═════ Stored records ═════
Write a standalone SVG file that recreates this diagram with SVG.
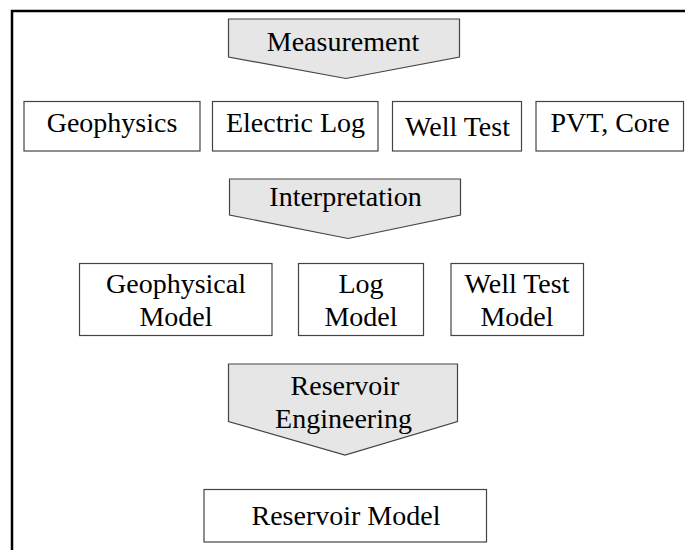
<svg xmlns="http://www.w3.org/2000/svg" width="685" height="550" viewBox="0 0 685 550">
<style>
.frame{fill:none;stroke:#000;stroke-width:2.5}
.box{fill:#fff;stroke:#444;stroke-width:1.2}
.arr{fill:#e6e6e6;stroke:#444;stroke-width:1.2}
text{font-family:"Liberation Serif","Times New Roman",serif;font-size:28px;fill:#000;text-anchor:middle}
</style>
<rect width="685" height="550" fill="#fff"/>
<rect class="frame" x="12" y="11" width="720" height="600"/>
<g id="connectors"/>
<g id="measurement">
<polygon class="arr" points="228.5,19 459.5,19 459.5,57 346,78.5 228.5,57"/>
<text x="343" y="51">Measurement</text>
</g>
<g id="geophysics">
<rect class="box" x="24" y="101.5" width="176" height="49.5"/>
<text x="112" y="132">Geophysics</text>
</g>
<g id="electric-log">
<rect class="box" x="212.5" y="101.5" width="165.5" height="49.5"/>
<text x="295.5" y="132">Electric Log</text>
</g>
<g id="well-test">
<rect class="box" x="392.5" y="101.5" width="129" height="49.5"/>
<text x="457.5" y="135.5">Well Test</text>
</g>
<g id="pvt-core">
<rect class="box" x="536" y="101.5" width="147.5" height="49.5"/>
<text x="610" y="132">PVT, Core</text>
</g>
<g id="interpretation">
<polygon class="arr" points="229.5,179 460.5,179 460.5,215 348,238.5 229.5,215"/>
<text x="345.5" y="206">Interpretation</text>
</g>
<g id="geophysical-model">
<rect class="box" x="79.5" y="263.5" width="192.5" height="72"/>
<text x="176" y="293">Geophysical</text>
<text x="176" y="326">Model</text>
</g>
<g id="log-model">
<rect class="box" x="298.5" y="263.5" width="125" height="72"/>
<text x="361" y="293">Log</text>
<text x="361" y="326">Model</text>
</g>
<g id="well-test-model">
<rect class="box" x="451" y="263.5" width="132.5" height="72"/>
<text x="517" y="293">Well Test</text>
<text x="517" y="326">Model</text>
</g>
<g id="reservoir-engineering">
<polygon class="arr" points="228.5,364 457.5,364 457.5,421.5 345,455 228.5,421.5"/>
<text x="345" y="395">Reservoir</text>
<text x="343.5" y="428">Engineering</text>
</g>
<g id="reservoir-model">
<rect class="box" x="204" y="489.5" width="282.5" height="52.5"/>
<text x="346" y="524.5">Reservoir Model</text>
</g>
</svg>
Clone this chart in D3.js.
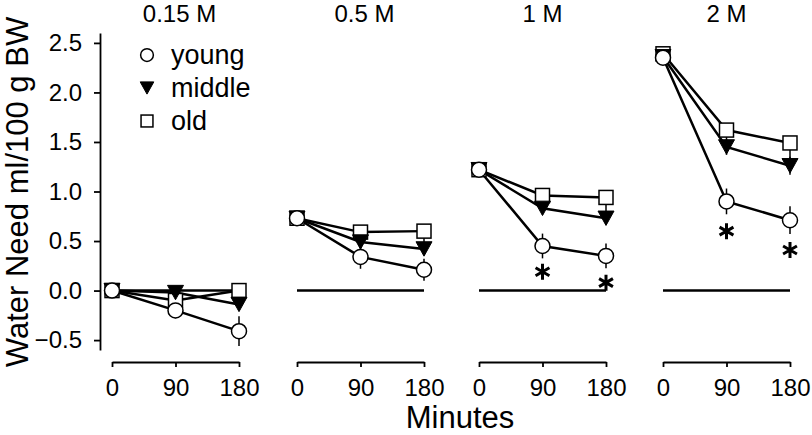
<!DOCTYPE html>
<html>
<head>
<meta charset="utf-8">
<script src="https://cdn.jsdelivr.net/npm/d3@7"></script>
<style>
  html, body { margin: 0; padding: 0; background: #fff; }
  svg { display: block; }
  text { font-family: "Liberation Sans", Arial, sans-serif; fill: #000; }
</style>
</head>
<body>
<svg id="chart" width="812" height="435"></svg>
<script>
// ---- data ----
const panels = ["0.15 M", "0.5 M", "1 M", "2 M"];
const minutes = [0, 90, 180];
const groups = ["young", "middle", "old"];

const youngMean = [[0.00, -0.20, -0.41], [0.73, 0.34, 0.21], [1.22, 0.45, 0.35], [2.35, 0.90, 0.71]];
const youngErr  = [[0.03, 0.08, 0.15], [0.05, 0.12, 0.11], [0.05, 0.125, 0.125], [0.05, 0.13, 0.14]];
const middleMean = [[0.00, -0.02, -0.14], [0.73, 0.49, 0.42], [1.22, 0.83, 0.73], [2.36, 1.45, 1.26]];
const middleErr  = [[0.03, 0.03, 0.05], [0.05, 0.06, 0.06], [0.04, 0.06, 0.06], [0.05, 0.08, 0.09]];
const oldMean = [[0.00, -0.10, 0.00], [0.73, 0.59, 0.60], [1.22, 0.96, 0.94], [2.39, 1.62, 1.49]];
const oldErr  = [[0.03, 0.05, 0.04], [0.05, 0.09, 0.125], [0.04, 0.11, 0.14], [0.05, 0.12, 0.17]];

// significance asterisks: [panel index, minute, y value]
const stars = [[2, 90, 0.19], [2, 180, 0.08], [3, 90, 0.60], [3, 180, 0.41]];

const yTicks = [-0.5, 0.0, 0.5, 1.0, 1.5, 2.0, 2.5];
const xTicks = [0, 90, 180];

// ---- layout ----
const svg = d3.select("#chart");
const y = d3.scaleLinear().domain([-0.6, 2.6]).range([350, 33]);
const panelLeft = [112, 297, 479, 663];
const panelW = 127;
const xScales = panelLeft.map(l => d3.scaleLinear().domain([0, 180]).range([l, l + panelW]));
const axisY = 362;

const series = [
  { name: "old", mean: oldMean, err: oldErr, shape: "square", up: false },
  { name: "middle", mean: middleMean, err: middleErr, shape: "triangle", up: true },
  { name: "young", mean: youngMean, err: youngErr, shape: "circle", up: true }
];

function drawMarker(g, shape, cx, cy, s) {
  if (shape === "circle") {
    g.append("circle").attr("cx", cx).attr("cy", cy).attr("r", 7.5 * s)
      .attr("fill", "#fff").attr("stroke", "#000").attr("stroke-width", 1.5);
  } else if (shape === "square") {
    const h = 7 * s;
    g.append("rect").attr("x", cx - h).attr("y", cy - h).attr("width", 2 * h).attr("height", 2 * h)
      .attr("fill", "#fff").attr("stroke", "#000").attr("stroke-width", 1.5);
  } else {
    const w = 8 * s, h = 7.2 * s;
    g.append("path").attr("d", `M${cx - w},${cy - h}L${cx + w},${cy - h}L${cx},${cy + h}Z`)
      .attr("fill", "#000").attr("stroke", "#000").attr("stroke-width", 1);
  }
}

// y axis
const yAxis = svg.append("g").attr("transform", "translate(100,0)")
  .call(d3.axisLeft(y).tickValues(yTicks).tickFormat(d3.format(".1f")).tickSize(6).tickSizeOuter(0).tickPadding(12));
yAxis.selectAll("path,line").attr("stroke", "#000").attr("stroke-width", 1.8);
yAxis.selectAll("text").style("font-size", "24px").attr("fill", "#000")
  .style("font-family", '"Liberation Sans", Arial, sans-serif');

svg.append("text")
  .attr("transform", "translate(28,192) rotate(-90)")
  .attr("text-anchor", "middle")
  .style("font-size", "31px")
  .text("Water Need ml/100 g BW");

svg.append("text")
  .attr("x", 460).attr("y", 428)
  .attr("text-anchor", "middle")
  .style("font-size", "31px")
  .text("Minutes");

panels.forEach((title, p) => {
  const x = xScales[p];
  const g = svg.append("g");

  // x axis
  const xa = g.append("g").attr("transform", `translate(0,${axisY})`)
    .call(d3.axisBottom(x).tickValues(xTicks).tickSize(5).tickSizeOuter(0).tickPadding(12));
  xa.selectAll("path,line").attr("stroke", "#000").attr("stroke-width", 1.8);
  xa.selectAll("text").style("font-size", "24px").attr("fill", "#000")
    .style("font-family", '"Liberation Sans", Arial, sans-serif');

  // title
  g.append("text").attr("x", (x.range()[0] + x.range()[1]) / 2 + (p < 2 ? 4 : 0)).attr("y", 22)
    .attr("text-anchor", "middle").style("font-size", "24px").text(title);

  // zero reference line
  g.append("line").attr("x1", x(0)).attr("x2", x(180)).attr("y1", y(0)).attr("y2", y(0))
    .attr("stroke", "#000").attr("stroke-width", 2.5);

  // lines
  const line = d3.line().x((d, i) => x(minutes[i])).y(d => y(d));
  series.forEach(s => {
    g.append("path").attr("d", line(s.mean[p])).attr("fill", "none")
      .attr("stroke", "#000").attr("stroke-width", 2.5);
  });
  // error bars
  series.forEach(s => {
    s.mean[p].forEach((m, i) => {
      g.append("line").attr("x1", x(minutes[i])).attr("x2", x(minutes[i]))
        .attr("y1", y(m - s.err[p][i])).attr("y2", y(s.up ? m + s.err[p][i] : m))
        .attr("stroke", "#000").attr("stroke-width", 1.5);
    });
  });
  // markers
  series.forEach(s => {
    s.mean[p].forEach((m, i) => drawMarker(g, s.shape, x(minutes[i]), y(m), 1));
  });
});

// asterisks
stars.forEach(([p, t, v]) => {
  const cx = xScales[p](t), cy = y(v), r = 8;
  const d = [90, 30, -30].map(a => {
    const rad = a * Math.PI / 180, dx = r * Math.cos(rad), dy = r * Math.sin(rad);
    return `M${cx - dx},${cy - dy}L${cx + dx},${cy + dy}`;
  }).join("");
  svg.append("path").attr("d", d).attr("stroke", "#000").attr("stroke-width", 3).attr("fill", "none");
});

// legend
const legend = svg.append("g");
const legendShapes = ["circle", "triangle", "square"];
groups.forEach((name, i) => {
  const cy = 55 + i * 33;
  drawMarker(legend, legendShapes[i], 147, cy, 0.85);
  legend.append("text").attr("x", 171).attr("y", cy + 8.5).style("font-size", "27px").text(name);
});
</script>
</body>
</html>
═════
**Instructions to follow**
Your task is to quote, unchanged, only the lines from the line bearing "Clone this chart in D3.js." through the line bearing "const xTicks = [0, 90, 180];"; the pictures are not part of the copy.

**Worked answer**
Clone this chart in D3.js.
<!DOCTYPE html>
<html>
<head>
<meta charset="utf-8">
<script src="https://cdn.jsdelivr.net/npm/d3@7"></script>
<style>
  html, body { margin: 0; padding: 0; background: #fff; }
  svg { display: block; }
  text { font-family: "Liberation Sans", Arial, sans-serif; fill: #000; }
</style>
</head>
<body>
<svg id="chart" width="812" height="435"></svg>
<script>
// ---- data ----
const panels = ["0.15 M", "0.5 M", "1 M", "2 M"];
const minutes = [0, 90, 180];
const groups = ["young", "middle", "old"];

const youngMean = [[0.00, -0.20, -0.41], [0.73, 0.34, 0.21], [1.22, 0.45, 0.35], [2.35, 0.90, 0.71]];
const youngErr  = [[0.03, 0.08, 0.15], [0.05, 0.12, 0.11], [0.05, 0.125, 0.125], [0.05, 0.13, 0.14]];
const middleMean = [[0.00, -0.02, -0.14], [0.73, 0.49, 0.42], [1.22, 0.83, 0.73], [2.36, 1.45, 1.26]];
const middleErr  = [[0.03, 0.03, 0.05], [0.05, 0.06, 0.06], [0.04, 0.06, 0.06], [0.05, 0.08, 0.09]];
const oldMean = [[0.00, -0.10, 0.00], [0.73, 0.59, 0.60], [1.22, 0.96, 0.94], [2.39, 1.62, 1.49]];
const oldErr  = [[0.03, 0.05, 0.04], [0.05, 0.09, 0.125], [0.04, 0.11, 0.14], [0.05, 0.12, 0.17]];

// significance asterisks: [panel index, minute, y value]
const stars = [[2, 90, 0.19], [2, 180, 0.08], [3, 90, 0.60], [3, 180, 0.41]];

const yTicks = [-0.5, 0.0, 0.5, 1.0, 1.5, 2.0, 2.5];
const xTicks = [0, 90, 180];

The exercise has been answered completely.